◆ Task goal: Do not copy the pictures; transcribe all other material exactly.

begin

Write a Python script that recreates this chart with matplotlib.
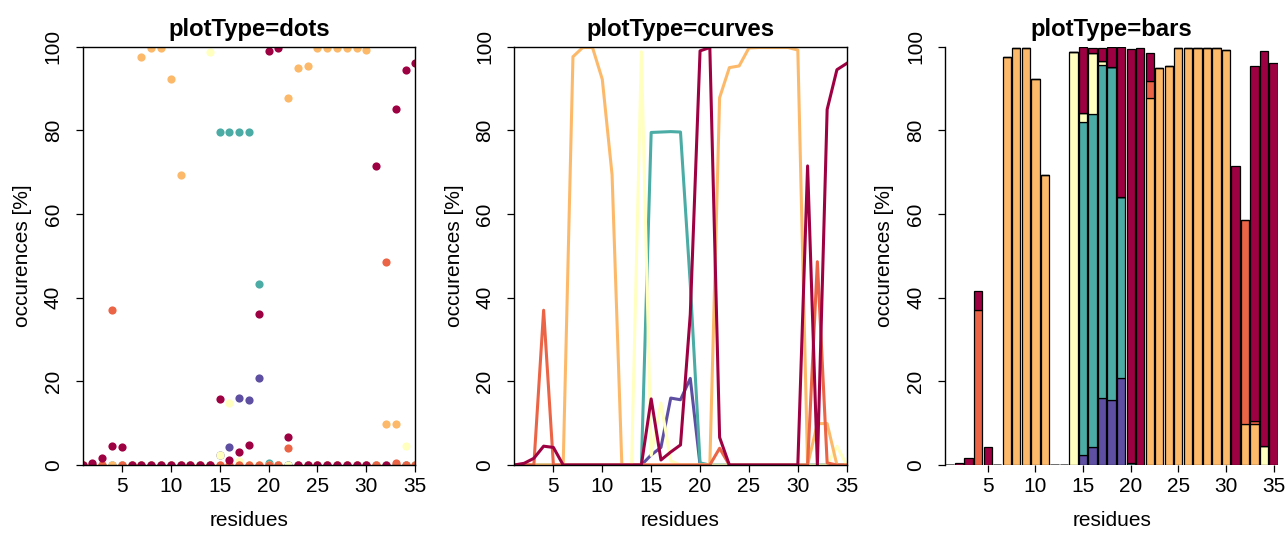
import numpy as np
import matplotlib.pyplot as plt

# Data: occurrence (%) of each class per residue, residues 1..35
residues = np.arange(1, 36)

purple = np.zeros(35)
teal = np.zeros(35)
yellow = np.zeros(35)
orange = np.zeros(35)
red = np.zeros(35)
darkred = np.zeros(35)

purple_vals = {15: 2.4, 16: 4.2, 17: 16.0, 18: 15.6, 19: 20.7}
teal_vals = {15: 79.5, 16: 79.6, 17: 79.7, 18: 79.6, 19: 43.3, 20: 0.5}
yellow_vals = {14: 98.8, 15: 2.3, 16: 14.8, 17: 1.0, 34: 4.5}
orange_vals = {7: 97.6, 8: 99.8, 9: 99.8, 10: 92.2, 11: 69.4, 22: 87.8,
               23: 95.0, 24: 95.4, 25: 99.7, 26: 99.8, 27: 99.8, 28: 99.8,
               29: 99.8, 30: 99.2, 32: 9.9, 33: 9.9}
red_vals = {4: 37.0, 22: 4.0, 32: 48.6, 33: 0.5}
darkred_vals = {2: 0.4, 3: 1.6, 4: 4.5, 5: 4.2, 15: 15.8, 16: 1.2, 17: 3.1,
                18: 4.8, 19: 36.0, 20: 99.0, 21: 99.8, 22: 6.6, 31: 71.5,
                33: 85.0, 34: 94.5, 35: 96.0}

for arr, vals in [(purple, purple_vals), (teal, teal_vals),
                  (yellow, yellow_vals), (orange, orange_vals),
                  (red, red_vals), (darkred, darkred_vals)]:
    for k, v in vals.items():
        arr[k - 1] = v

series = [purple, teal, yellow, orange, red, darkred]
colors = ["#5E4FA2", "#4BACA6", "#FFFFBF", "#FDB96A", "#EB6445", "#9E0142"]

TITLES = ["plotType=dots", "plotType=curves", "plotType=bars"]
Y_LABEL = "occurences [%]"
X_LABEL = "residues"

# Figure / layout
plt.rcParams['font.family'] = ['Liberation Sans', 'DejaVu Sans']
W, H = 1285, 535
fig = plt.figure(figsize=(W / 100, H / 100), dpi=100)

TOP, BOTTOM = 46.7, 465.0
LABEL_SIZE = 15
TITLE_SIZE = 17.2


def axes_rect(left, right):
    return [left / W, (H - BOTTOM) / H, (right - left) / W, (BOTTOM - TOP) / H]


ax1 = fig.add_axes(axes_rect(82.7, 415.3))
ax2 = fig.add_axes(axes_rect(514.3, 846.7))
ax3 = fig.add_axes(axes_rect(945.0, 1278.4))

# dots
for s, c in zip(series, colors):
    ax1.plot(residues, s, 'o', color=c, markersize=5.9, markeredgewidth=0)
ax1.set_xlim(1, 35)

# curves
for s, c in zip(series, colors):
    ax2.plot(residues, s, '-', color=c, linewidth=2.2)
ax2.set_xlim(1, 35)

# bars (stacked)
bottom = np.zeros(35)
for s, c in zip(series, colors):
    ax3.bar(residues, s, width=0.87, bottom=bottom, color=c,
            edgecolor="black", linewidth=0.9)
    bottom += s
ax3.set_xlim(0.52, 35.5)
for side in ["top", "right"]:
    ax3.spines[side].set_visible(False)
ax3.spines["left"].set_bounds(0, 100)
ax3.spines["bottom"].set_visible(False)

for ax, title in zip([ax1, ax2, ax3], TITLES):
    ax.set_ylim(0, 100)
    ax.set_xticks([5, 10, 15, 20, 25, 30, 35])
    ax.set_yticks([0, 20, 40, 60, 80, 100])
    ax.tick_params(direction="out", length=5.3, width=0.9,
                   labelsize=LABEL_SIZE, colors="black")
    ax.tick_params(axis="x", pad=3.0)
    ax.tick_params(axis="y", pad=9.0)
    for lab in ax.get_yticklabels():
        lab.set_rotation(90)
        lab.set_va("center")
    for sp in ax.spines.values():
        sp.set_linewidth(1.0)
    ax.set_title(title, fontsize=TITLE_SIZE, fontweight="bold", pad=8.0)
    ax.set_xlabel(X_LABEL, fontsize=LABEL_SIZE, labelpad=11)
    ax.set_ylabel(Y_LABEL, fontsize=LABEL_SIZE, labelpad=8.5)

fig.savefig("out.png", dpi=100)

end

◆ Written reply:
Write a Python script that recreates this chart with matplotlib.
import numpy as np
import matplotlib.pyplot as plt

# Data: occurrence (%) of each class per residue, residues 1..35
residues = np.arange(1, 36)

purple = np.zeros(35)
teal = np.zeros(35)
yellow = np.zeros(35)
orange = np.zeros(35)
red = np.zeros(35)
darkred = np.zeros(35)

purple_vals = {15: 2.4, 16: 4.2, 17: 16.0, 18: 15.6, 19: 20.7}
teal_vals = {15: 79.5, 16: 79.6, 17: 79.7, 18: 79.6, 19: 43.3, 20: 0.5}
yellow_vals = {14: 98.8, 15: 2.3, 16: 14.8, 17: 1.0, 34: 4.5}
orange_vals = {7: 97.6, 8: 99.8, 9: 99.8, 10: 92.2, 11: 69.4, 22: 87.8,
               23: 95.0, 24: 95.4, 25: 99.7, 26: 99.8, 27: 99.8, 28: 99.8,
               29: 99.8, 30: 99.2, 32: 9.9, 33: 9.9}
red_vals = {4: 37.0, 22: 4.0, 32: 48.6, 33: 0.5}
darkred_vals = {2: 0.4, 3: 1.6, 4: 4.5, 5: 4.2, 15: 15.8, 16: 1.2, 17: 3.1,
                18: 4.8, 19: 36.0, 20: 99.0, 21: 99.8, 22: 6.6, 31: 71.5,
                33: 85.0, 34: 94.5, 35: 96.0}

for arr, vals in [(purple, purple_vals), (teal, teal_vals),
                  (yellow, yellow_vals), (orange, orange_vals),
                  (red, red_vals), (darkred, darkred_vals)]:
    for k, v in vals.items():
        arr[k - 1] = v

series = [purple, teal, yellow, orange, red, darkred]
colors = ["#5E4FA2", "#4BACA6", "#FFFFBF", "#FDB96A", "#EB6445", "#9E0142"]

TITLES = ["plotType=dots", "plotType=curves", "plotType=bars"]
Y_LABEL = "occurences [%]"
X_LABEL = "residues"

# Figure / layout
plt.rcParams['font.family'] = ['Liberation Sans', 'DejaVu Sans']
W, H = 1285, 535
fig = plt.figure(figsize=(W / 100, H / 100), dpi=100)

TOP, BOTTOM = 46.7, 465.0
LABEL_SIZE = 15
TITLE_SIZE = 17.2


def axes_rect(left, right):
    return [left / W, (H - BOTTOM) / H, (right - left) / W, (BOTTOM - TOP) / H]


ax1 = fig.add_axes(axes_rect(82.7, 415.3))
ax2 = fig.add_axes(axes_rect(514.3, 846.7))
ax3 = fig.add_axes(axes_rect(945.0, 1278.4))

# dots
for s, c in zip(series, colors):
    ax1.plot(residues, s, 'o', color=c, markersize=5.9, markeredgewidth=0)
ax1.set_xlim(1, 35)

# curves
for s, c in zip(series, colors):
    ax2.plot(residues, s, '-', color=c, linewidth=2.2)
ax2.set_xlim(1, 35)

# bars (stacked)
bottom = np.zeros(35)
for s, c in zip(series, colors):
    ax3.bar(residues, s, width=0.87, bottom=bottom, color=c,
            edgecolor="black", linewidth=0.9)
    bottom += s
ax3.set_xlim(0.52, 35.5)
for side in ["top", "right"]:
    ax3.spines[side].set_visible(False)
ax3.spines["left"].set_bounds(0, 100)
ax3.spines["bottom"].set_visible(False)

for ax, title in zip([ax1, ax2, ax3], TITLES):
    ax.set_ylim(0, 100)
    ax.set_xticks([5, 10, 15, 20, 25, 30, 35])
    ax.set_yticks([0, 20, 40, 60, 80, 100])
    ax.tick_params(direction="out", length=5.3, width=0.9,
                   labelsize=LABEL_SIZE, colors="black")
    ax.tick_params(axis="x", pad=3.0)
    ax.tick_params(axis="y", pad=9.0)
    for lab in ax.get_yticklabels():
        lab.set_rotation(90)
        lab.set_va("center")
    for sp in ax.spines.values():
        sp.set_linewidth(1.0)
    ax.set_title(title, fontsize=TITLE_SIZE, fontweight="bold", pad=8.0)
    ax.set_xlabel(X_LABEL, fontsize=LABEL_SIZE, labelpad=11)
    ax.set_ylabel(Y_LABEL, fontsize=LABEL_SIZE, labelpad=8.5)

fig.savefig("out.png", dpi=100)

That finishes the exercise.